Wednesday, April 12, 2006

Fish market


Every Saturday morning, starting at 8 a.m. at the Ventura Harbor there's a Fisherman's Market. I wrote an article about it a few years ago for the local newspaper (were I was employed). I had always been perplexed by the California coast when I first arrived here almost nine years ago. I grew up in New Jersey. We spent time in Nantucket. I lived in Boston for awhile. I've even made my way to Florida a few times. The Atlantic seashore is chock-full of shops and restaurants featuring sea souvenirs and seafood. The Ventura County seacoast, on the other hand, almost seems unaware that there's an ocean nearby. There are some really nice homes on the beach -- a rather precarious endeavor in my opinion -- and there are some resorts. In Ventura there's a really cool pier with a good seafood restaurant on it. There are a couple more upscale places nearby.
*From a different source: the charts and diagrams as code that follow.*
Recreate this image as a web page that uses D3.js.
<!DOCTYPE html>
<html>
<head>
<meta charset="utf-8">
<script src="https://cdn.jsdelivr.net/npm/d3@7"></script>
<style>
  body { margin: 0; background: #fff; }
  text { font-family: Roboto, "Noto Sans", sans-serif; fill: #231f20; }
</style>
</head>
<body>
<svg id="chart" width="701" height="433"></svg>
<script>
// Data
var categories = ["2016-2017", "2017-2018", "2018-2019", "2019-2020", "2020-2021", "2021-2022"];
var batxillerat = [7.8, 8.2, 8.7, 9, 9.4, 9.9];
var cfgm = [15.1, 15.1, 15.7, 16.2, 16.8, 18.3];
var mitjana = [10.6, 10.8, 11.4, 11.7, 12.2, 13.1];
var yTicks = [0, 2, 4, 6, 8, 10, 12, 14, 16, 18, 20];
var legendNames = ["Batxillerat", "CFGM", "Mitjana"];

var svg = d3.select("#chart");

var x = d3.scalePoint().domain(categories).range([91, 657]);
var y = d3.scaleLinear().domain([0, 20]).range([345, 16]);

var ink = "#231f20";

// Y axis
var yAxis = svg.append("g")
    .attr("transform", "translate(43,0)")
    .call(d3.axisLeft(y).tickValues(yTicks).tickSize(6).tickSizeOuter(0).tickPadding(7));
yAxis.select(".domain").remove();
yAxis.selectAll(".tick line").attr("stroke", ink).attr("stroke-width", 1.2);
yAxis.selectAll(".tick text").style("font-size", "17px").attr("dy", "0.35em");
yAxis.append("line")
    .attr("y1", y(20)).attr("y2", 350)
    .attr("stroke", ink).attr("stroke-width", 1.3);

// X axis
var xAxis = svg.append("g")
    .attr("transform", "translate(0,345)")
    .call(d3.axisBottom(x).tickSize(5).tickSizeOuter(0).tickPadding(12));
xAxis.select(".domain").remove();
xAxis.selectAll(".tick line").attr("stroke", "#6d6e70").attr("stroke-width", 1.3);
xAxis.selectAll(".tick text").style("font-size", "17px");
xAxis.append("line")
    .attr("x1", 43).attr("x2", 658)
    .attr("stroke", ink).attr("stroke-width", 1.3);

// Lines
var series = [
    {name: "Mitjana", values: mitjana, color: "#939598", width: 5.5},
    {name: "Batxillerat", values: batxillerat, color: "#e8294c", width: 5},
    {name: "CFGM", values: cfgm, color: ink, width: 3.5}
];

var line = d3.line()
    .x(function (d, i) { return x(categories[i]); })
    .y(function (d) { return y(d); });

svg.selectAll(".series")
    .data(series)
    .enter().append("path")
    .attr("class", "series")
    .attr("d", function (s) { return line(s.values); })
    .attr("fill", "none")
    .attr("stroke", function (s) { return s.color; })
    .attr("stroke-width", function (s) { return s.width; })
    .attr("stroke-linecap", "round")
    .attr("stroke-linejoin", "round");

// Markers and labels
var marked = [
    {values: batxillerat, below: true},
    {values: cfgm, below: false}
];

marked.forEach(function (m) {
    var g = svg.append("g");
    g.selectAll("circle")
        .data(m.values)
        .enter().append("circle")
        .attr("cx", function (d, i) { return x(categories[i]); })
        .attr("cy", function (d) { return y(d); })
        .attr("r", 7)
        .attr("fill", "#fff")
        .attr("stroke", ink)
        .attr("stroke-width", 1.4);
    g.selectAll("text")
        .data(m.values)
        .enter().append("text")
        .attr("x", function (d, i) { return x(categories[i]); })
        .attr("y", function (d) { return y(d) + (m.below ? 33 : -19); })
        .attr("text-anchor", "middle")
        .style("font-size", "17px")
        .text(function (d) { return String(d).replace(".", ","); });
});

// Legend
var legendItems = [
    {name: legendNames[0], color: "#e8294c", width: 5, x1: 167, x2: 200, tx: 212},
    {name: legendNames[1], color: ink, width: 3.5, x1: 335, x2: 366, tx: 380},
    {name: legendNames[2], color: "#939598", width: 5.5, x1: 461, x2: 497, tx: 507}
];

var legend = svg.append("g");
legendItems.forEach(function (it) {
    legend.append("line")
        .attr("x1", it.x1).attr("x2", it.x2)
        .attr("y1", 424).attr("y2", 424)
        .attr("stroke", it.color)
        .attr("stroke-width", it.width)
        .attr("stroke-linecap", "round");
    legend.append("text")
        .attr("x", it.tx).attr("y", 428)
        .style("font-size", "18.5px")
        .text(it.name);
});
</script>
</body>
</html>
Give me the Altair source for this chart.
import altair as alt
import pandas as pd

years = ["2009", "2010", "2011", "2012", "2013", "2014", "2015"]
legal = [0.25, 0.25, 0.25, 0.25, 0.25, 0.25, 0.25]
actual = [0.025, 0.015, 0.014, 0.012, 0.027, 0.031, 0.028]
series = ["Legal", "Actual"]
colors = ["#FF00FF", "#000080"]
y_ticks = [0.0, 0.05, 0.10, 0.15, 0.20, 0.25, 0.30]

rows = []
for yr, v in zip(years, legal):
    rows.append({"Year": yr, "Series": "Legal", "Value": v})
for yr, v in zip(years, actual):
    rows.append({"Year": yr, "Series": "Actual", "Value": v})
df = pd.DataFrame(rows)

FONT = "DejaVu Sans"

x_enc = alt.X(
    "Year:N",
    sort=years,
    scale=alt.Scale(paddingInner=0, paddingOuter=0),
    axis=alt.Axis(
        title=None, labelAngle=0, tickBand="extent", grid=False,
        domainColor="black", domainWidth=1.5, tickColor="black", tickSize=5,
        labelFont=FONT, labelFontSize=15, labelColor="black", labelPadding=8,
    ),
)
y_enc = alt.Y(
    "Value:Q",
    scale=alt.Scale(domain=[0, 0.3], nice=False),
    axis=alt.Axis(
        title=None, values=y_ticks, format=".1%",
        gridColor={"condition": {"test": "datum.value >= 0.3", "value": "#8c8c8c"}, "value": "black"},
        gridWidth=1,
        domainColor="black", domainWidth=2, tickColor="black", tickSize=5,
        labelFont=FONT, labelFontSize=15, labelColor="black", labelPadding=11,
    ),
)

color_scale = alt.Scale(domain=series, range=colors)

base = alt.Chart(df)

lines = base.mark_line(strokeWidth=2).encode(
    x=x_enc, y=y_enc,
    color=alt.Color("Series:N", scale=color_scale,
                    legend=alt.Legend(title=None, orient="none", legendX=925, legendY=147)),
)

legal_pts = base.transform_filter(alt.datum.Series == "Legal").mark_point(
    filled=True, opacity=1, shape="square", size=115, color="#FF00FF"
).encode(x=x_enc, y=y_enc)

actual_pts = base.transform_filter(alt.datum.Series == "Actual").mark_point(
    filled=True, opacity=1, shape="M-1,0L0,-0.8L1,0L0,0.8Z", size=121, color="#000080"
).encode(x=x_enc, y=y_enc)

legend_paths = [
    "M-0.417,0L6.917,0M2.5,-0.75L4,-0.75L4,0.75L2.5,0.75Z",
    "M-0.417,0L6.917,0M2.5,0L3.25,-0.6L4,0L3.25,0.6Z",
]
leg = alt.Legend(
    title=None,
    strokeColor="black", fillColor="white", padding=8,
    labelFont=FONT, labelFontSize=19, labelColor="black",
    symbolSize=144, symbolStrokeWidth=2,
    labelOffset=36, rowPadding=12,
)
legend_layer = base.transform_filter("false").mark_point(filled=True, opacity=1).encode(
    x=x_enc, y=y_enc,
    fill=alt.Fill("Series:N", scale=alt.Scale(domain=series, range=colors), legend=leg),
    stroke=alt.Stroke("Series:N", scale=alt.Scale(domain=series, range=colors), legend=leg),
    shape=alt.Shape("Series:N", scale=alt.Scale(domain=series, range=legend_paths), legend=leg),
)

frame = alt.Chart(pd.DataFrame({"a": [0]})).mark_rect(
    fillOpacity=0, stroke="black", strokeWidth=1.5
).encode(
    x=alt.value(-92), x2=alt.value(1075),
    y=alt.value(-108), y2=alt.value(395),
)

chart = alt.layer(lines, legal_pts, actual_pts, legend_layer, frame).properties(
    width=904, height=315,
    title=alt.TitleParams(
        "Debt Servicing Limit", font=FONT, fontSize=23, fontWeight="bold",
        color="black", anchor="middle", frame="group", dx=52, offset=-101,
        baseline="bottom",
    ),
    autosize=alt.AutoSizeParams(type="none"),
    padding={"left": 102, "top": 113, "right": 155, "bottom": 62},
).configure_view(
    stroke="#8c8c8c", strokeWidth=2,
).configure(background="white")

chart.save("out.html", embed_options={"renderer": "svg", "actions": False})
But it's nothing like the jam-packed, hopelessly tacky Eastern seashore of my youth.

There are junky places on the California coasts, but I don't visit them. I'm content with the Ventura County to Santa Barbara stretch of coast for the most part.

One of my favorite places to go in Ventura is the Ventura Harbor. There are a number of restaurants, a few shops, boat docks and entertainment on the weekends. The harbor backs to the ocean, with one of the most beautiful beaches I've seen, if you like rugged, natural beauty -- no groomed beaches here.
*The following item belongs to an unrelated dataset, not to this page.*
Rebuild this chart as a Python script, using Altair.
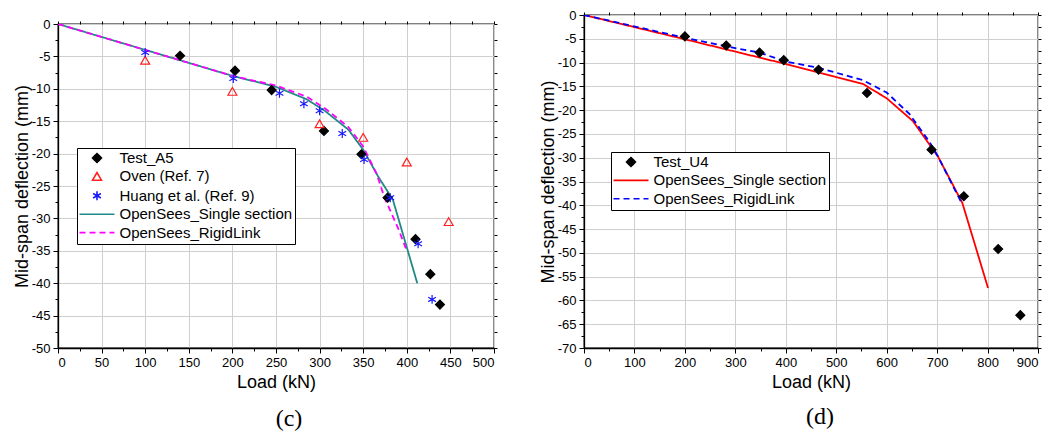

Andria's Seafood restaurant and market is located at the harbor. This is where the Fisherman's Market is held on Saturdays. Fresh catch from local boats is sold, and if you're not there at 8 sharp, you miss out on the best stuff. There is a lot of jostling for the best fish.

This past Saturday I scored some local shrimp and some unknown fish. I thought they were sand dabs at first and they could have been. I'll have to admit, I'm one of those unfortunate people who thinks she has to know everything -- or at least appear to know everything. I like to act like I'm at old hand at everything -- your basic Jane Cool. So I rarely ask about stuff and just try to overhear what other people say. It has occurred to me that unlike at least half the 20-somethings in Southern California, I don't have a film crew following me around and no one really cares about how cool I am, other than me -- and perhaps my husband, who refuses to be married to someone who's uncool. So now I ask more questions -- but in a really cool way.

The local shrimp are sold alive. I brought them home and boiled them in salted water with a few bay leaves thrown in. I cooked them until the shrimp were beginning to curl, but hadn't yet curled into a tight circle, which means they're overdone. After the cooked shrimp cooled, I cleaned them by taking off their heads. Shrimp heads are kind of cool. They are a great addition to fish stock, but they're also invaluable for having fun with the kids.

The first time I bought the shrimp, my squeamish daughter, who was around 19 at the time, started complaining about the insect-looking shrimp that were moving around in the bag. As I was beheading them (After cooking them), I got a great idea and put a shrimp head on each finger. I ran around the house after her making shrimp noises, or noises shrimps should make, and wiggling my fingers. Our landlord stopped by at that precise moment and the front door was open ... priceless.

Pacific shrimp are a lot redder than the shrimp traditionally sold in supermarkets. They tend to be on the small side. The peeled shrimp's texture is less firm on the outside, but the same as supermarket shrimp on the inside. These shrimp are sweeter than other shrimp, perhaps because they're fresher. Just boil them up, cool them down, whip up some sauces and serve. They are a treat. And fun for the whole family.

Traditional cocktail sauce
1/2 cup ketchup
1 teaspoon prepared horseradish (not sauce) or to taste
1/2 teaspoon Worcestershire sauce or to taste.

Mix together, chill and serve

Mustard/tarragon sauce
1/2 cup mayonnaise
1/3 cup hot mustard (I used Phillpe's mustard, which is super hot and is available at http://www.philippes.com)
1 teaspoon dried tarragon
Mix, chill and serve

Tarter sauce with a twist
1/2 cup mayonnaise
2 tablespoons dill relish
1 teaspoon capers
Tobasco sauce to taste
Mix, chill and serve

3 comments:

Anonymous said...

I love seafood, but in the midwest, it's hard to fresh seafood that doesn't cost a ton. But we do have really good fresh trout a tilapia. I'll have to try out your sauces. really, you should write a cookbook.

Anonymous said...

The Farmers market has excellent lobster (Now through March I beleive). Our lobster are spiny lobsters which means that you will get most of the meat from the tail (since ours don't have large pinching claws) but there are a few golden nuggets in them legs. Delicious!

Anonymous said...

The Fish Market in Ventura has great fish, but the service makes it not worth the trouble. I have never gone through so much effort just to be ignored & passed over. I think working with people is a lot harder for them then catching fish.